You’re handling it well.
thank you for the empathy.
If anything since the keyboard shortcut already exists, you could always put it in little cursor menu at the bottom of the screen. But yeah up to you, I look forward to your progress.
i will also say on accessibility, i recognize the site is a bit too small font in general — and will fix it soon.
Personally while I appreciate something not being AI slop, writing something in Rust has no meaning to me.
and yeahhhh, i do try to be very non-marketing in all that i say, but something about the title made me a bit ambitious, apologies.
I see code reviews is in the roadmap, I can't wait to try it.
it's very convenient to be sent a link (or find it on hacker news) and to be able to click around files, read the README, understand what a repository is about without having to clone it and open locally. plus -- if you only need a barebones git server with no web UI, git provides this by default.

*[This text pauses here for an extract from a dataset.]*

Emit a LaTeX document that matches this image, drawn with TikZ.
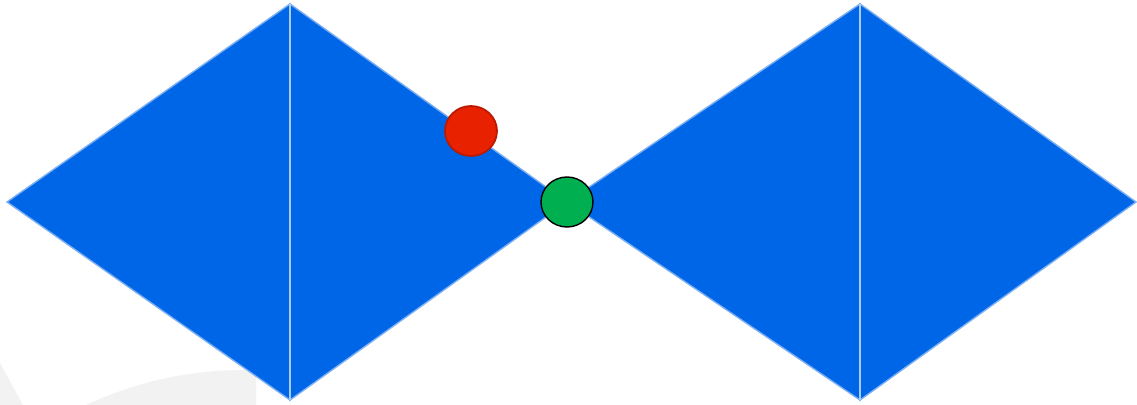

if the question is, will you build a CLI / what will be in it? the answer is yes, we do have a barebones CLI for auth as of now, do envision things like managing issues / PRs from the CLI, but want to make sure that strike the right balance there.

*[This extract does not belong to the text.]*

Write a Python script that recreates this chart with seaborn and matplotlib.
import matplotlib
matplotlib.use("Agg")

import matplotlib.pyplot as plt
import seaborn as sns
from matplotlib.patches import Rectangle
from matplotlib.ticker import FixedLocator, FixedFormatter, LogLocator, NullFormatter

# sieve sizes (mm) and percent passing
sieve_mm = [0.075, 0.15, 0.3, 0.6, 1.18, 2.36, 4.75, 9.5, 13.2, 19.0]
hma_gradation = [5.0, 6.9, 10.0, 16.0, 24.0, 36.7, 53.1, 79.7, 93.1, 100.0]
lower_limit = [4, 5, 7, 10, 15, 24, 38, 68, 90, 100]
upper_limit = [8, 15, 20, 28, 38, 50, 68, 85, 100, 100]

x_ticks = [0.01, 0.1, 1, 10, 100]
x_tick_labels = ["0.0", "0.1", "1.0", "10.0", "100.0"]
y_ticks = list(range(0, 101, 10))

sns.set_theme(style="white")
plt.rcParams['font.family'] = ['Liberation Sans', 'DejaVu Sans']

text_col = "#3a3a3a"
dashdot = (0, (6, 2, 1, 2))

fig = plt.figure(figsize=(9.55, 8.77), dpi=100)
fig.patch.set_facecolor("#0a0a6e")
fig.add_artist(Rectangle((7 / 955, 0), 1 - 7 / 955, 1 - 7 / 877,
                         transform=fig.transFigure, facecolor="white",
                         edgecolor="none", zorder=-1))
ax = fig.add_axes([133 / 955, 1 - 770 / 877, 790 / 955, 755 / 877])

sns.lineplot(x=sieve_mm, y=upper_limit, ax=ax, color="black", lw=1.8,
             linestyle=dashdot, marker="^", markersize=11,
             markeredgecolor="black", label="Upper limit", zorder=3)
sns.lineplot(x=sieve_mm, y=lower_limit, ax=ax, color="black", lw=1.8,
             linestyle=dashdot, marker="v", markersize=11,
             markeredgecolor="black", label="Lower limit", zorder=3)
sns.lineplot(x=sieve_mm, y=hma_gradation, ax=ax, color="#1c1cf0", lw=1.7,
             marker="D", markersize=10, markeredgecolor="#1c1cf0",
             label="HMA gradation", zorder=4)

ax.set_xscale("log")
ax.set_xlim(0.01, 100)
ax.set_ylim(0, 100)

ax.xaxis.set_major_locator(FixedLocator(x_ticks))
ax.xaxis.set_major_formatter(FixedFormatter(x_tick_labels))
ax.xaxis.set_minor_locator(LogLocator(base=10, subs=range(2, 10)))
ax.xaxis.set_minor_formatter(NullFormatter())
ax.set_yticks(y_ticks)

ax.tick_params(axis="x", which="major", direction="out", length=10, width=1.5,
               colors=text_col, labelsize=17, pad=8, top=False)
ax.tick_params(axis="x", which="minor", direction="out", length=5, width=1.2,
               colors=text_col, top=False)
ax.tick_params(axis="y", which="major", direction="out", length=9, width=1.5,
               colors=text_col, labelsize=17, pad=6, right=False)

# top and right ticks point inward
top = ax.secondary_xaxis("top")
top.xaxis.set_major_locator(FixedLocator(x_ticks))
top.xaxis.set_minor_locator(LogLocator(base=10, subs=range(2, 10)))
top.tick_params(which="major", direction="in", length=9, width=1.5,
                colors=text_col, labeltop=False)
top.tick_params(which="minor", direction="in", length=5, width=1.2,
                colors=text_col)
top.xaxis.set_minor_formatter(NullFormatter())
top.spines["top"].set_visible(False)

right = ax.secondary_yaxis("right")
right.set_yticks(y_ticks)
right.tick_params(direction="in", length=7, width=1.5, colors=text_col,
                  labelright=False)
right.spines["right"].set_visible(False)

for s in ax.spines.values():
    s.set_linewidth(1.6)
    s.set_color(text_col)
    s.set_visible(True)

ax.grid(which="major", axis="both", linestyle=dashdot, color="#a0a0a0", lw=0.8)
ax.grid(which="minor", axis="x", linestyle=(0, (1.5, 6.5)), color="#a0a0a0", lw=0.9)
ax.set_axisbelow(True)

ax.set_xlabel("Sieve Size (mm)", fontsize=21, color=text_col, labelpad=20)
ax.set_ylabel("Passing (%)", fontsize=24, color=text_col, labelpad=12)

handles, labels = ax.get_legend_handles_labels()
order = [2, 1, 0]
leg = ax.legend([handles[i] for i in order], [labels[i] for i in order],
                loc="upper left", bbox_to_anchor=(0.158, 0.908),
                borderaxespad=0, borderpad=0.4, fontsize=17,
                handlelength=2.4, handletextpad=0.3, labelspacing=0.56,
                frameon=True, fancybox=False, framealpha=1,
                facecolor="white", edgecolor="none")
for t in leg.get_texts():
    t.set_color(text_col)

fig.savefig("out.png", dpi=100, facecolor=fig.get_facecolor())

i think TUIs can be deceptively hard to build well, and admittedly, it hasn't been a priority for us quite yet.
Don't try to make me install a random program if I can view it in my sandboxed browser safely.
Also, browsers have greasemonkey to help me personalize websites easily. TUIs don't.
This particular issue is solved in GitHub proper, and derives from the Windows 95 tree view widget [1], which I seem to remember from Windows 3.x but can't find a screenshot.
The hover behavior is just not an intuitive or accessible default. I can't imagine someone being able to use this if they have a hard time clicking without moving the mouse. It also wastes resources fetching file/directory contents while the user is moving the cursor to a predetermined file they presumably wish to open.
[1]: https://learn.microsoft.com/en-us/windows/win32/winauto/syst...
i think i will get rid of the change on hover, it is a distraction and perhaps was just my ambition to show people how fast we load.
edit: fixed
I was thinking about creating my own git forge given the unreliability of Github and I wouldn't be able to create just at the moment incredibly reliable software like git forge although I could use AI to create a minimalist piece of software, I didn't because I didn't want to create yet another AI slop fighting another AI slop (github/gitlab).
Forejo is incredible but I have always wanted to get more alternatives in this field.
Much thanks for making it. I have signed up and I have high hopes for it too and I will try to either self host this on my servers or gitdot.io as well as Github
I recommend making a small community in matrix (preferred), fluxer.gg, discord etc. as I'd like to join it.
PS: small personal thing that I have made which helps in making communities: https://mirror.forum
I am definitely interested in gitdot.io! This seems incredible
I wish nothing but the best for you folks. Gonna create a local copy of the source code of gitdot.io right now!
Thanks for open-sourcing the efforts too. I really appreciate it :-D The software is so nice!
I genuinely hope that you guys and the project blows up and if you guys might ever hire a junior dev, I hope you all could remember me as the world right now needed such software that you have made!! :-D (Although I am more interested in managing servers/golang but that's because rust is hard to learn as a beginner but that's different topic but I like rust's ideas too and rust is a great/preferred language with golang for this type of service :-D)
It might be a bit difficult to self-host at the moment (as we don't have a good documentation to do so) but you can try and let us know how it goes.